Thursday, 25 Apr 2024

Amid U.S. election uncertainty, Fed likely to lay low this week

WASHINGTON (Reuters) – The Federal Reserve is scheduled to release its latest policy statement on Thursday after two days of debate in which policymakers lacked a critical piece of information: who will run the United States for the next four years.

FILE PHOTO: Federal Reserve Board building on Constitution Avenue is pictured in Washington, U.S., March 19, 2019. REUTERS/Leah Millis

With the final result of Tuesday’s presidential election still uncertain, the U.S. central bank’s policy-setting Federal Open Market Committee is expected to stick closely to its last statement and repeat its pledge to do whatever it can to help the economy through the coronavirus-triggered recession.

Until it’s clear who the next U.S. president will be, “it is the wrong time to be in the public eye,” said William English, a former head of the Fed’s monetary affairs division and now a professor at the Yale School of Management.

“They mostly don’t want to be a source of any additional uncertainty at this point. So they’d aim for a pretty quiet meeting,” he said in a recent interview with Reuters.

The Fed’s latest policy statement, due to be released at 2 p.m. EST (1900 GMT), will update the central bank’s view of the economy and likely repeat its prior promise to keep its key overnight interest rate near zero until the U.S. labor market returns to “maximum” employment and inflation is on track to exceed the 2% target “for some time.”

Fed Chair Jerome Powell is scheduled to hold a news conference at 2:30 p.m. EST.

Graphic – The risks facing the Fed – Inflation:

Financial markets, at least, reacted calmly on Wednesday to the unresolved presidential election – relieving the Fed of a possible additional problem. Major U.S. stock indexes rose for a third straight day while U.S. Treasury yields fell. Cornerstone Macro analyst Roberto Perli said the decline in yields provided “no fundamental story to tell” about investor perceptions of election-related risk or the path of the economic recovery.

The policies expected to be embraced by Democratic presidential nominee Joe Biden if he is ultimately declared the winner of Tuesday’s election may be starkly different from those that would be pursued by Republican President Donald Trump in a second term and could reshape the outlook among investors for U.S. fiscal and health policy, and expectations about growth and inflation.

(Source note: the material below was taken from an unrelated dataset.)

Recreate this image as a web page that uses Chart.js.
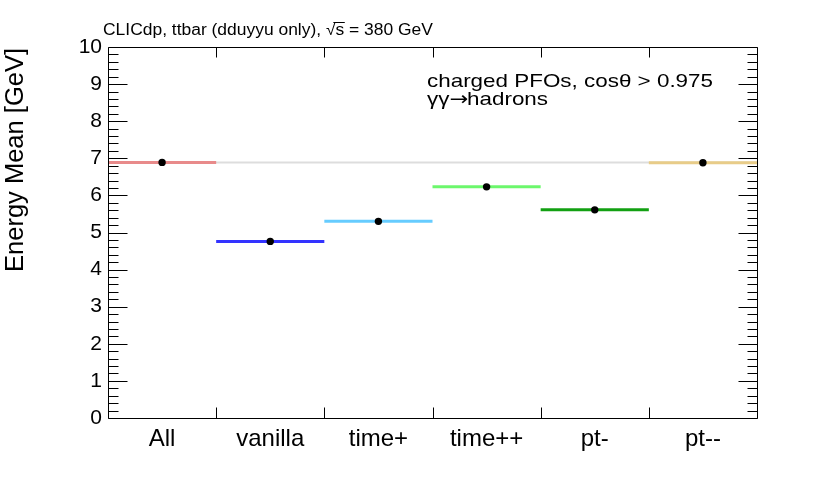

As of Thursday afternoon, votes were still being counted in a number of battleground states, with Biden leading in two critical Midwestern states that could tip the election in his favor.

‘PROLONGED PROCESS’

What may be required of the central bank in coming months hinges on not just the policies the next president pursues, but what is approved by a Congress that is expected to remain divided, with Democrats controlling the House of Representatives and Republicans leading the Senate. In the run-up to the election the two chambers could not agree on further fiscal measures to support the economy as the virus continued to spread.

More than 232,000 people have died in the United States from COVID-19, the disease caused by the virus.

The recession stemming from that health crisis has left millions out of work. As of September, it was estimated that the number of people employed was about 12 million below what it would have been if the pre-pandemic pace of job growth had continued from March onward. The U.S. Labor Department is scheduled to release its closely watched monthly employment report for October on Friday, with many analysts suggesting the job growth pace is slowing to a point where it may require years to fully rebound.

Graphic – The risks facing the Fed – Jobs:

Nonfarm payrolls are expected to have grown by 600,000 last month, according to a Reuters poll of economists. The average monthly gain from May through September was 2.2 million jobs.

“A full recovery of jobs … will be a prolonged process, one that will be primarily dictated by the health crisis,” Rubeela Farooqi, chief U.S. economist for High Frequency Economics, wrote this week.